[Saved data entries]

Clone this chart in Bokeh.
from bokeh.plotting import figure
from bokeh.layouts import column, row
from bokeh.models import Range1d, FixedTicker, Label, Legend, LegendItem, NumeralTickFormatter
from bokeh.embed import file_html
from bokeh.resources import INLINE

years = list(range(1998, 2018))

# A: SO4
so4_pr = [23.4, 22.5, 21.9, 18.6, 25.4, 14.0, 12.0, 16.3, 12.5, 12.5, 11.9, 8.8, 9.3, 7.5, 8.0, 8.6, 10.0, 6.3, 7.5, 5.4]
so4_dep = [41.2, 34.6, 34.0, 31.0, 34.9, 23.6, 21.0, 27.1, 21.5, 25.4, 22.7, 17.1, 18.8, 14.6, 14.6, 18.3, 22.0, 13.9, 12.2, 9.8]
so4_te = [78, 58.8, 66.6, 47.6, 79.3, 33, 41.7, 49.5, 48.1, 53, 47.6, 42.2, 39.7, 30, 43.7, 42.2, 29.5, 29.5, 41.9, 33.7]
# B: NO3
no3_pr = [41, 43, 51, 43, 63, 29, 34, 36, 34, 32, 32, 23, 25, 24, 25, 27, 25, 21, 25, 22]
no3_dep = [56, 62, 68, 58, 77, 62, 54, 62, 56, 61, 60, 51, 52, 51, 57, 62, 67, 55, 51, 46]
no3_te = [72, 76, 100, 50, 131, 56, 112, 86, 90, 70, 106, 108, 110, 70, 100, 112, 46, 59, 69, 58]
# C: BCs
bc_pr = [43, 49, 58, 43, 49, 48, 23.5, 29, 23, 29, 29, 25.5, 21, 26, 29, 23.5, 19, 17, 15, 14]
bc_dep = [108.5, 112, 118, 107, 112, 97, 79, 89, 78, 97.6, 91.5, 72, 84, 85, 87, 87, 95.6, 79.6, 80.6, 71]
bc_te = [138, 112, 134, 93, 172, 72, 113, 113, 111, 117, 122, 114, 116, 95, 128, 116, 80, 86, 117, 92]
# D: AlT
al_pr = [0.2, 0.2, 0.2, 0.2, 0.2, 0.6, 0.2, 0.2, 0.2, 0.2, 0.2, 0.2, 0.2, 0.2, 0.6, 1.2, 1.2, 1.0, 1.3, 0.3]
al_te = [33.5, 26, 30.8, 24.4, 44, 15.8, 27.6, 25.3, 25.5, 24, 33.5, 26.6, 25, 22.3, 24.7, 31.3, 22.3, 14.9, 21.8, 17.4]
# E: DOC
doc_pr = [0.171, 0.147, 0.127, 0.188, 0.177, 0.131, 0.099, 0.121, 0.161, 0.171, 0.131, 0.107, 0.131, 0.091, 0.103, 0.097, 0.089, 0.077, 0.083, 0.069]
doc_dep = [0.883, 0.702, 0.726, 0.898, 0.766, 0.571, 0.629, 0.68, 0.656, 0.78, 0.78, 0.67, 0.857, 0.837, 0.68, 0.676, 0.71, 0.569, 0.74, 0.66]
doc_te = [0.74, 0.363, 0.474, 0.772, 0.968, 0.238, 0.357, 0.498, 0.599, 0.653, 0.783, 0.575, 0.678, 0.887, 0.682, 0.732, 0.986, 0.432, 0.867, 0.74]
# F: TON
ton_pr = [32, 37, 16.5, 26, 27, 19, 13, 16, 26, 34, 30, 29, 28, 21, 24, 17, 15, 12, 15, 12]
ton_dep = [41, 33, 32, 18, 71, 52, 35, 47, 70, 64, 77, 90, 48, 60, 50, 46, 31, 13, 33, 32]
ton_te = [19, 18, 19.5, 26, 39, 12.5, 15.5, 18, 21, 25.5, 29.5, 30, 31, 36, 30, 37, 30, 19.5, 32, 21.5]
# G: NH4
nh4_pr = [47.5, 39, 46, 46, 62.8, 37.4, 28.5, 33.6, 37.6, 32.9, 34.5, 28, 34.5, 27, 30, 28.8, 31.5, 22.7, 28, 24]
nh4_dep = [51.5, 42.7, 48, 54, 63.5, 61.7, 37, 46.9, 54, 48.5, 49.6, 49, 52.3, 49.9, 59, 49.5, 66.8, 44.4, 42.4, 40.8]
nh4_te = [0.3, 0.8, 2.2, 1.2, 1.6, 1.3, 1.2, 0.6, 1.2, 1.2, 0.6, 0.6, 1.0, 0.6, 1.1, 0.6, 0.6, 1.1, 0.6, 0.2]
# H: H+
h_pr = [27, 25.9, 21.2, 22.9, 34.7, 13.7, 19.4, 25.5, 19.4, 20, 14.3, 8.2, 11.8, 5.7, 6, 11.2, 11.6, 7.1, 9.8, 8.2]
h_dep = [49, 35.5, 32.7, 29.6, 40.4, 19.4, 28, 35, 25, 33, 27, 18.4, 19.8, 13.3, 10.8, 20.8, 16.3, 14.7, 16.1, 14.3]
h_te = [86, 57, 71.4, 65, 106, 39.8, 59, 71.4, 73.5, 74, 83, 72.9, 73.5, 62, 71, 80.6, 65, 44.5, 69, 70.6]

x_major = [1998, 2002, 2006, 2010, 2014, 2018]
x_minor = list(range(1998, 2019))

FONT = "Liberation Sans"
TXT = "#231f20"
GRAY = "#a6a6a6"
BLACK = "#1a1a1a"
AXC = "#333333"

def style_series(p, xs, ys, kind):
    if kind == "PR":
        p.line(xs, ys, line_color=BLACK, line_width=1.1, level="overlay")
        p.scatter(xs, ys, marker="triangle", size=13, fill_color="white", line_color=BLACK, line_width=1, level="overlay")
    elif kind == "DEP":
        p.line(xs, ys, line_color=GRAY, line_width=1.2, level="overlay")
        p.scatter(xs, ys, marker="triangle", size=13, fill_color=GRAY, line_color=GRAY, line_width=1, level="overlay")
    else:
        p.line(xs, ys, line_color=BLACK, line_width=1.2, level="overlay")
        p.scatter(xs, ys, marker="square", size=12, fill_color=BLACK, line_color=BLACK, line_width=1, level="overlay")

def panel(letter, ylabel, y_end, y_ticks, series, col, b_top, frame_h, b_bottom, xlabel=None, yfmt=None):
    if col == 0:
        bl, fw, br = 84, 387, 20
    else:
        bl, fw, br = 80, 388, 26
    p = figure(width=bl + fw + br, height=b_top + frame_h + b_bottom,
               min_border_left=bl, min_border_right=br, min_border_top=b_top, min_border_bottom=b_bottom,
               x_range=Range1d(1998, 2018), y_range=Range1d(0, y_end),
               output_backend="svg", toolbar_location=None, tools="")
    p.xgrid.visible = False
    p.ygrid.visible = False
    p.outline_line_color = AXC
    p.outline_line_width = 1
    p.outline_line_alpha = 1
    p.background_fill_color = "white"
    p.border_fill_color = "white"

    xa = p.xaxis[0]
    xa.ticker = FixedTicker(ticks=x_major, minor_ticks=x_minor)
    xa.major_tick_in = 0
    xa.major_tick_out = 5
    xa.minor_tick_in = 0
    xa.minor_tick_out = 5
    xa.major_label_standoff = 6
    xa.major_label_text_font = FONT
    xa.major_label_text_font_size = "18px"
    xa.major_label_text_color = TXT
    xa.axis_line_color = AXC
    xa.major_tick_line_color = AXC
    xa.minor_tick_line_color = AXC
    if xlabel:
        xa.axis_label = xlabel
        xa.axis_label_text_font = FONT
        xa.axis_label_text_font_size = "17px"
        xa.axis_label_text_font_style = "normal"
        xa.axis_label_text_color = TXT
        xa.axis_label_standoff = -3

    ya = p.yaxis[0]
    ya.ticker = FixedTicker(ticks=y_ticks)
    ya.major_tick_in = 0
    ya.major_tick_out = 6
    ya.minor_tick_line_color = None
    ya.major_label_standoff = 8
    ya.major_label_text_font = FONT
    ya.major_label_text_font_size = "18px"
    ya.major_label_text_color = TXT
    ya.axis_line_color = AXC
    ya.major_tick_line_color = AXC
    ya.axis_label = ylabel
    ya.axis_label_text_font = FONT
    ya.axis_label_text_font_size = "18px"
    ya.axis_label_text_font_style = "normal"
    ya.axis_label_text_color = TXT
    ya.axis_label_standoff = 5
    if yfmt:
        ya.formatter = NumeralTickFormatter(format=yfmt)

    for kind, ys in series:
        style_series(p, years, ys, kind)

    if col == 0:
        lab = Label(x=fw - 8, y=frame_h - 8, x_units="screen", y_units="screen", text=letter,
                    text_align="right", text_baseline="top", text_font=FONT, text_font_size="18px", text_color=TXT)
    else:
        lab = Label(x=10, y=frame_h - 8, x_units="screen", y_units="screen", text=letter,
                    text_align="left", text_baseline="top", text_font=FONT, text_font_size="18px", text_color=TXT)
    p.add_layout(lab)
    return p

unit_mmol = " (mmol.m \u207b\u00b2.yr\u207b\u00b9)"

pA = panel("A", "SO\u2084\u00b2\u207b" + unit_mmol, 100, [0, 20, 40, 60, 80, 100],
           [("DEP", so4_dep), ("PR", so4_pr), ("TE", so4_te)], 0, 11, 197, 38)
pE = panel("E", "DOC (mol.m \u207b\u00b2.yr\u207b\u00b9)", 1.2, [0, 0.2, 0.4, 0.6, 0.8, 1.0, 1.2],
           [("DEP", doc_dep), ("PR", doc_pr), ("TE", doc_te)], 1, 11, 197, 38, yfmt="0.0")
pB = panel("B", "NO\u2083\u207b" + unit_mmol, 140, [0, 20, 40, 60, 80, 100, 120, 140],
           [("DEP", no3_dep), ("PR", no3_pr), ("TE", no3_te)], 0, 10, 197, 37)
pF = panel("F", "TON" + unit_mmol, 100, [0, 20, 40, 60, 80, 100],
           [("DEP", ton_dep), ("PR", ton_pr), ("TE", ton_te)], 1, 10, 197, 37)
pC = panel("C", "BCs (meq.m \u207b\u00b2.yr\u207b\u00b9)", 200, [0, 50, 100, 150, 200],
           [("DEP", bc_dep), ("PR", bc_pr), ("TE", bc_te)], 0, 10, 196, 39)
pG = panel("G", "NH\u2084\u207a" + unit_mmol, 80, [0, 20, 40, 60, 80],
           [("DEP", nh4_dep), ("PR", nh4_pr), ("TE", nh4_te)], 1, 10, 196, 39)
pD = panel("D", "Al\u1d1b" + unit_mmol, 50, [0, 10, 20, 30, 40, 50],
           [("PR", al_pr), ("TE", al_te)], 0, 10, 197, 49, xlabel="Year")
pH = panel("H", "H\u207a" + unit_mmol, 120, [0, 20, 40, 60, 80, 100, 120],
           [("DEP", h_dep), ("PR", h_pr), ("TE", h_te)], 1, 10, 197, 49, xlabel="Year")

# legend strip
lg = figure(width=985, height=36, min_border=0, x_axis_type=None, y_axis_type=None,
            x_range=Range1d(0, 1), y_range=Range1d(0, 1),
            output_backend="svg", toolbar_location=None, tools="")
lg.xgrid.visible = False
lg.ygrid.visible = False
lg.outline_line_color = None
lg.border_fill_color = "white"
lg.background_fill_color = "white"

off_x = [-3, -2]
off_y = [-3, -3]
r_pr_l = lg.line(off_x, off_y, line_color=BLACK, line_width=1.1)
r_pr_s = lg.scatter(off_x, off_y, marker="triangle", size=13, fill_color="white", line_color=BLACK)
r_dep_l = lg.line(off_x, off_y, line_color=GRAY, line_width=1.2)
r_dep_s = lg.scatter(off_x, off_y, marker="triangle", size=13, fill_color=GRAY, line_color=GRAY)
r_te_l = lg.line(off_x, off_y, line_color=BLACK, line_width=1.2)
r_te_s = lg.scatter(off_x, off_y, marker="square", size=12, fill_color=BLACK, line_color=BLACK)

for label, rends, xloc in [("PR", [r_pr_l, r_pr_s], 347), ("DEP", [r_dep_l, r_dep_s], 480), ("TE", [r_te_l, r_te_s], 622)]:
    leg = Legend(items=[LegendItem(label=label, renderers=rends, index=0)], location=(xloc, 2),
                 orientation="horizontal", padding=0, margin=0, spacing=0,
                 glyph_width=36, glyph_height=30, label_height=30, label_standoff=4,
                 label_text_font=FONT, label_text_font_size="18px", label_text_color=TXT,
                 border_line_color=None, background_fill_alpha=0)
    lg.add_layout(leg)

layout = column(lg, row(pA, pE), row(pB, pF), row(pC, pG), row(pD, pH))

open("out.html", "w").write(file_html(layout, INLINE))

---

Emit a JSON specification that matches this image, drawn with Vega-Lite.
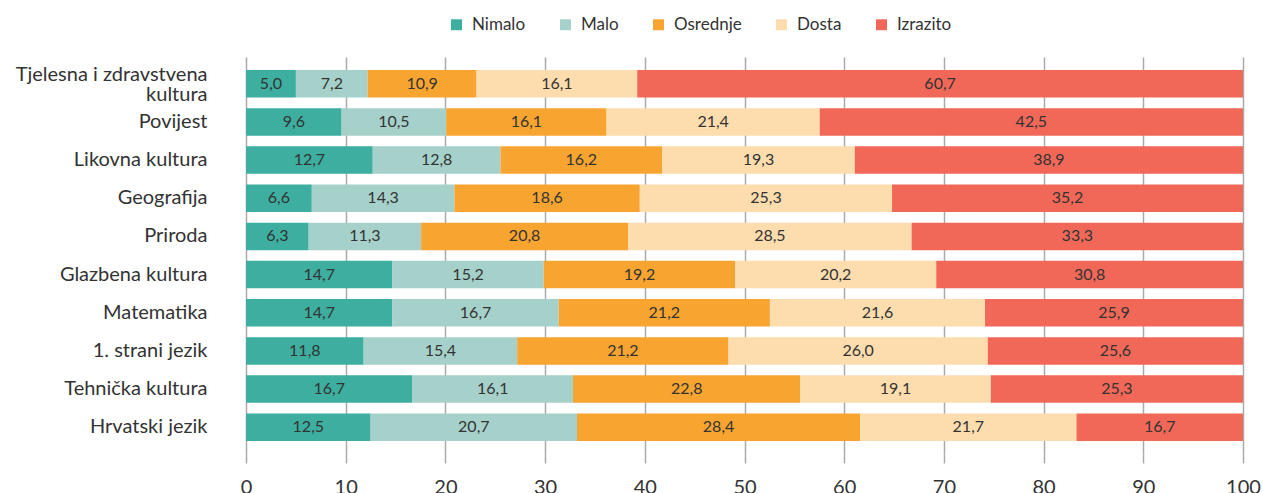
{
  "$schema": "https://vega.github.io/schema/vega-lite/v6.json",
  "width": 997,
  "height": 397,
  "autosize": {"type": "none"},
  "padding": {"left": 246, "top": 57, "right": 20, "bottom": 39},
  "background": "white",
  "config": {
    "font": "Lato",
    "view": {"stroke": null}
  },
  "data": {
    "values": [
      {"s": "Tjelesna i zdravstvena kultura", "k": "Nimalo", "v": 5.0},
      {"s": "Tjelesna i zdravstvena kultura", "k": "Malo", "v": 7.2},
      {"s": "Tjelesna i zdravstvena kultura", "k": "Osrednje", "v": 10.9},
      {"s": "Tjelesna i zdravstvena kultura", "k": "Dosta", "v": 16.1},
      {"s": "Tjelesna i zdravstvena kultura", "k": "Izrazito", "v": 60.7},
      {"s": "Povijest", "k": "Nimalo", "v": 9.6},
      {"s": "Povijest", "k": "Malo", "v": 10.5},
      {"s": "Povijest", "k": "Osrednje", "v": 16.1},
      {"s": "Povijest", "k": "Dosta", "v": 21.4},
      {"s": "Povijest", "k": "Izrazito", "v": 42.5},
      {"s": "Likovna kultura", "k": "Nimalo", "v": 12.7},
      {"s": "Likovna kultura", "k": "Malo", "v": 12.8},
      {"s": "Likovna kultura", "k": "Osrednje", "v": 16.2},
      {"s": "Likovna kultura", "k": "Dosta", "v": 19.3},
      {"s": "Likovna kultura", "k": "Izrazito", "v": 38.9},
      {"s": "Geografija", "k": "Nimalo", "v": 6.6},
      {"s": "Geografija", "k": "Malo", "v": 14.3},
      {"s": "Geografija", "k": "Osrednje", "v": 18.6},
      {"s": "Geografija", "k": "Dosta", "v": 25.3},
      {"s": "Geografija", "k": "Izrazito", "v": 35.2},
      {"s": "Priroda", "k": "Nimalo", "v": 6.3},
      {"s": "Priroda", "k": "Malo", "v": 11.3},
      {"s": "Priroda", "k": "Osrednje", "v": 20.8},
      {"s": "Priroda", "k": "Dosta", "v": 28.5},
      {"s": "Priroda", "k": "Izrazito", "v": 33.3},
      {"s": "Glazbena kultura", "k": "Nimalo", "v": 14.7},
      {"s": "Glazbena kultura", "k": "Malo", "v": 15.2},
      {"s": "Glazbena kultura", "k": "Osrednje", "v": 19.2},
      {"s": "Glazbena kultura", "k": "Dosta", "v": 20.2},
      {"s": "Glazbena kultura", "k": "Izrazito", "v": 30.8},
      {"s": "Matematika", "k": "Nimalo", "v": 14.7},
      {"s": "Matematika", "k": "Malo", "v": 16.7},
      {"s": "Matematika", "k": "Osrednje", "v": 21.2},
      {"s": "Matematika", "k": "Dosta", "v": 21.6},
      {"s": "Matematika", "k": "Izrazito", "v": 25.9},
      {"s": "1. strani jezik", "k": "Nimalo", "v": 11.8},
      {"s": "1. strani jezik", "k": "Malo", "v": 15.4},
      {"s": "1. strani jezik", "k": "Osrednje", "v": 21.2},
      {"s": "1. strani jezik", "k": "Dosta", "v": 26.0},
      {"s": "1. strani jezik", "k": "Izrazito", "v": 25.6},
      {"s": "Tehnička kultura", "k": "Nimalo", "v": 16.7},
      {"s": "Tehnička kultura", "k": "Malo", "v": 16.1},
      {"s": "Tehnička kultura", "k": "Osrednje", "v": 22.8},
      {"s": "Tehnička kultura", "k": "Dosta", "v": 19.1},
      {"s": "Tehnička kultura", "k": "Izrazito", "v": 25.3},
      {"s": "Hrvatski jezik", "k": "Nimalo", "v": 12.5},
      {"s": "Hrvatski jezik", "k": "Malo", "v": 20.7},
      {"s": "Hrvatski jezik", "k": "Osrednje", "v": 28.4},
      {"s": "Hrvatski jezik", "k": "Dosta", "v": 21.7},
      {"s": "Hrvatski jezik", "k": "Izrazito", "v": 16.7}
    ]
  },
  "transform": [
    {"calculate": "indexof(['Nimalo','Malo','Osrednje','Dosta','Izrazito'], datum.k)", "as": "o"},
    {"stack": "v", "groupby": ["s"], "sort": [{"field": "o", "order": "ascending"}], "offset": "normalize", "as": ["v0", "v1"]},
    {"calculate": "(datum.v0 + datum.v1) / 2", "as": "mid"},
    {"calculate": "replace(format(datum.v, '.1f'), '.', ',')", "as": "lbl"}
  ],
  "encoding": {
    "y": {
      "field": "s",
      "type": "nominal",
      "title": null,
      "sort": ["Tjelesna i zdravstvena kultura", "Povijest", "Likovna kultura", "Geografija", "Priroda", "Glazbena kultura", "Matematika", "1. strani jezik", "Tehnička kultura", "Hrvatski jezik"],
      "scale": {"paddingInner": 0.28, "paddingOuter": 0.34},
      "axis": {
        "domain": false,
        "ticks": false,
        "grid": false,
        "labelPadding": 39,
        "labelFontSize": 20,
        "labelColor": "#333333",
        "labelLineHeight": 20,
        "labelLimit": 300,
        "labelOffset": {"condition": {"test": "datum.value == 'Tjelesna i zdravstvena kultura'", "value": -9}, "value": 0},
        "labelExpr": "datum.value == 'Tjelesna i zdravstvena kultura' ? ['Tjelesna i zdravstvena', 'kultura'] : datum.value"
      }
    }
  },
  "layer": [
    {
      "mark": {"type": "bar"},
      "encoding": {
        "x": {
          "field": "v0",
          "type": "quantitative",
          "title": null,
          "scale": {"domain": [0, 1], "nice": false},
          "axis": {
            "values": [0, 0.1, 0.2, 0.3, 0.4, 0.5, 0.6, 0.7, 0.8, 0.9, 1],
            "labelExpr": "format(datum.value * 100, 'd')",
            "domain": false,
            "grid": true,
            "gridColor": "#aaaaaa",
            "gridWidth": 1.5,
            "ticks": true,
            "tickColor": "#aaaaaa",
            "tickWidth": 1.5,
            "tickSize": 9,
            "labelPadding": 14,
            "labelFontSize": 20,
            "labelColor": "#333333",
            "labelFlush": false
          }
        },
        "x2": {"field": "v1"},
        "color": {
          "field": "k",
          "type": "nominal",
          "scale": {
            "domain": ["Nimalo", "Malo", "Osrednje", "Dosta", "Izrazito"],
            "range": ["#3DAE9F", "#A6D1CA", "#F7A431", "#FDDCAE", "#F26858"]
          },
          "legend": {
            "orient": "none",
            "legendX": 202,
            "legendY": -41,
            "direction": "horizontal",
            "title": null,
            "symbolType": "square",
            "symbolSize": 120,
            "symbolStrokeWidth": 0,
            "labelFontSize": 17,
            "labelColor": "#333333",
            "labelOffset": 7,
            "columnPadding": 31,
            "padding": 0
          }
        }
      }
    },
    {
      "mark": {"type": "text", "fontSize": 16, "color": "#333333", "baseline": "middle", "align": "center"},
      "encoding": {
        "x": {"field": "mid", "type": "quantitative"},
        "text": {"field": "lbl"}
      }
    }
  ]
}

## Task objective
Exactly and exclusively, reproduce the lines that start at the line containing "Clone this chart in Bokeh." and end at the line containing "years = list(range(1998, 2018))", inclusive of both.

## Reply to the task
Clone this chart in Bokeh.
from bokeh.plotting import figure
from bokeh.layouts import column, row
from bokeh.models import Range1d, FixedTicker, Label, Legend, LegendItem, NumeralTickFormatter
from bokeh.embed import file_html
from bokeh.resources import INLINE

years = list(range(1998, 2018))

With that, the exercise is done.